Life insurance can be used to equalize estate distributions between children who participate in your closely held business and those who don’t. A plan of succession can be structured to leave your business to your participating children and life insurance proceeds of equal value to your nonparticipating children.
A defined benefit pension plan is a type of pension plan in which an employer/sponsor promises a specified pension payment, lump-sum (or combination thereof) on retirement that is predetermined by a formula based on the employee’s earnings history, tenure of service and age, rather than depending directly on individual investment returns.
Key man insurance is insurance on any employee who is an integral asset to the company’s survival. Without this person, or persons, the company could fail or at the very least suffer financial hardship. The way key man insurance works is the owner, payer, and beneficiary of the life insurance is the company. If the key person died unexpectedly, the company would have money to continue business until a suitable replacement could be found.

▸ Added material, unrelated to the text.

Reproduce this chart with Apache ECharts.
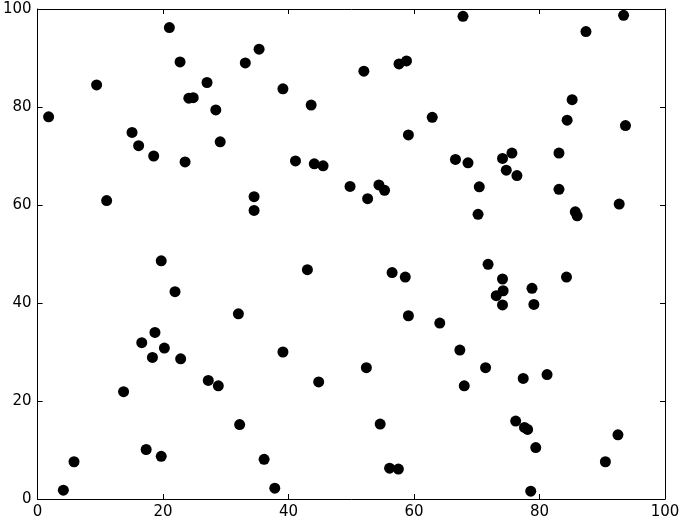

Employers are often looking for ways to provide additional benefits to their key executives. The liabilities resulting from the plans providing these benefits may start out small, but can often grow within a short period of time. To offset the impact of these liabilities, one way to informally fund these plans is with Company-Owned Life Insurance (COLI).
COLI is a life insurance policy that a company purchases on the life of a key employee. The company is both the owner and beneficiary of the policy and pays the life insurance premiums. Any values accumulated or death benefits paid under the contract are assets of the company.
Group cash value life insurance plans including universal life policies with vesting are a great way to incentivize your best employees to remain loyal to the company. The appeal to these policies is the cash grows tax deferred and are accessible through loans and withdrawals. These policies are often used to entice potential employees as part of an executive benefit package, or to fund retirement, but the main purpose of the policy is the death benefit.